Örneğin Türkiye’nin imzaladığı hali hazırda yürürlükte olan 20 serbest ticaret anlaşması mevcuttur. Singapur, Fas, Tunus ve İsrail bu ülkelerden sadece bazılarıdır. Yukarıda bahsettiğimiz açıklamalar çerçevesinde Türkiye, Serbest Ticaret Ticaret Anlaşması imzaladığı ülkelerden ithal ettiği ve bu ülkelerin menşeini taşıyan eşyaya, ithalatta ya sıfır oranında gümrük tarifesi uygulamakta veya normalde uyguladığı gümrük tarifesinden daha düşük oranda gümrük tarifesi uygulamaktadır.

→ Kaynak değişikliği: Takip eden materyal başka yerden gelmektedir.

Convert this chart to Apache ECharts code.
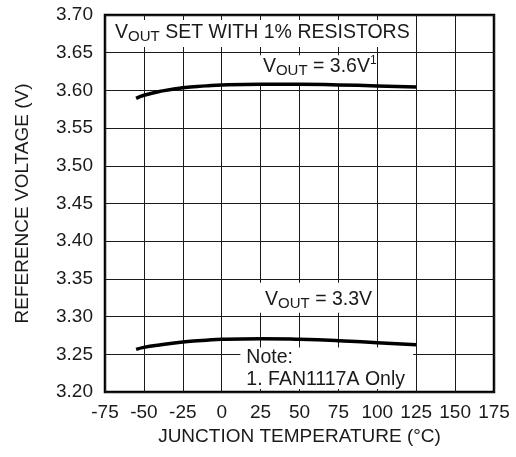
<!DOCTYPE html>
<html>
<head>
<meta charset="utf-8">
<script src="https://cdn.jsdelivr.net/npm/echarts@6/dist/echarts.min.js"></script>
<style>html,body{margin:0;padding:0;background:#fff;}#c{width:516px;height:457px;}</style>
</head>
<body>
<div id="c"></div>
<script>
// Data
var tempX = [-55, -50, -40, -25, -10, 0, 25, 50, 75, 100, 125];
var vout36 = [3.5895, 3.5935, 3.5985, 3.6035, 3.606, 3.6073, 3.6082, 3.6082, 3.6073, 3.606, 3.6046];
var vout33 = [3.2566, 3.2592, 3.2624, 3.2663, 3.2686, 3.2699, 3.2707, 3.2699, 3.2681, 3.2654, 3.2627];
var xTicks = [-75, -50, -25, 0, 25, 50, 75, 100, 125, 150, 175];
var yTicks = [3.20, 3.25, 3.30, 3.35, 3.40, 3.45, 3.50, 3.55, 3.60, 3.65, 3.70];

var FONT = 'Liberation Sans';
var FS = 19;
function pairs(xs, ys) { return xs.map(function (x, i) { return [x, ys[i]]; }); }

var rich = {
  v: { fontFamily: FONT, fontSize: 19.5, color: '#1a1a1a' },
  s: { fontFamily: FONT, fontSize: 15, color: '#1a1a1a', padding: [9, 0, 0, 0] },
  p: { fontFamily: FONT, fontSize: 12, color: '#1a1a1a', padding: [0, 0, 11, 0] },
  n: { fontFamily: FONT, fontSize: 19.5, color: '#1a1a1a', lineHeight: 22 }
};

var chart = echarts.init(document.getElementById('c'));
chart.setOption({
  backgroundColor: '#fff',
  animation: false,
  grid: { left: 105, right: 22, top: 15, bottom: 65, show: true, borderColor: '#000', borderWidth: 2.5, backgroundColor: 'transparent' },
  xAxis: {
    type: 'value', min: -75, max: 175, interval: 25,
    name: 'JUNCTION TEMPERATURE (°C)', nameLocation: 'middle', nameGap: 35,
    nameTextStyle: { fontFamily: FONT, fontSize: FS, color: '#1a1a1a' },
    axisLine: { show: false }, axisTick: { show: false },
    axisLabel: { fontFamily: FONT, fontSize: FS, color: '#1a1a1a', margin: 11,
      customValues: xTicks, formatter: function (v) { return String(v); } },
    splitLine: { show: true, lineStyle: { color: '#1a1a1a', width: 1 } }
  },
  yAxis: {
    type: 'value', min: 3.20, max: 3.70, interval: 0.05,
    name: 'REFERENCE VOLTAGE (V)', nameLocation: 'middle', nameGap: 73,
    nameTextStyle: { fontFamily: FONT, fontSize: FS, color: '#1a1a1a' },
    axisLine: { show: false }, axisTick: { show: false },
    axisLabel: { fontFamily: FONT, fontSize: FS, color: '#1a1a1a', margin: 12,
      customValues: yTicks, formatter: function (v) { return v.toFixed(2); } },
    splitLine: { show: true, lineStyle: { color: '#1a1a1a', width: 1 } }
  },
  series: [
    {
      type: 'line', z: 1, data: [[-75, 3.2]], showSymbol: false, symbol: 'none',
      lineStyle: { opacity: 0 }, silent: true,
      markArea: {
        silent: true,
        itemStyle: { color: '#fff' },
        label: { show: true, position: 'insideLeft', distance: 7, rich: rich },
        data: [
          [{ coord: [-73, 3.6934], label: { formatter: '{v|V}{s|OUT}{v| SET WITH 1% RESISTORS}', offset: [0, -1] } }, { coord: [123, 3.6576] }],
          [{ coord: [22, 3.6465], label: { formatter: '{v|V}{s|OUT}{v| = 3.6V}{p|1}', offset: [0, -3] } }, { coord: [98, 3.6085] }],
          [{ coord: [24, 3.345], label: { formatter: '{v|V}{s|OUT}{v| = 3.3V}', distance: 6, offset: [0, 2] } }, { coord: [98, 3.305] }],
          [{ coord: [12, 3.259], label: { formatter: '{n|Note:}\n{n|1. FAN1117A Only}', distance: 6, offset: [0, 0] } }, { coord: [123, 3.204] }]
        ]
      }
    },
    {
      name: 'VOUT = 3.6V', type: 'line', z: 3, smooth: true, showSymbol: false, symbol: 'none',
      data: pairs(tempX, vout36), lineStyle: { color: '#000', width: 3.5 }
    },
    {
      name: 'VOUT = 3.3V', type: 'line', z: 3, smooth: true, showSymbol: false, symbol: 'none',
      data: pairs(tempX, vout33), lineStyle: { color: '#000', width: 3.5 }
    }
  ]
});
</script>
</body>
</html>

Sonuç olarak ithalat yapan firmaların tercihli menşe uygulamalarından yararlanarak tercihli gümrük tarifeleri üzerinden gümrük beyanlarını yapmaları durumunda, ilgili serbest ticaret anlaşmaları ve eki metinlerde yer alan ve eşyanın tercihli menşeini ispata yarayan doğru belgeleri gümrük idaresine ibraz etme noktasında son derece dikkatli olmaları gerekmektedir. Bu durum, özellikle Gümrük İdaresinin son dönemde menşe konusuna özel bir önem atfediyor olması ve yine son günlerde dış ticaret yapan firmaların eşyanın menşeinin yanlış beyan edilmesi veya doğru menşe ispat belgesinin gümrük beyanlarında sunulmaması sebepleriyle gümrük para cezalarına muhatap olmaları ile birlikte değerlendirildiğinde gümrük işlemlerinde hassasiyet gösterilmesi gereken konuların başında gelmektedir.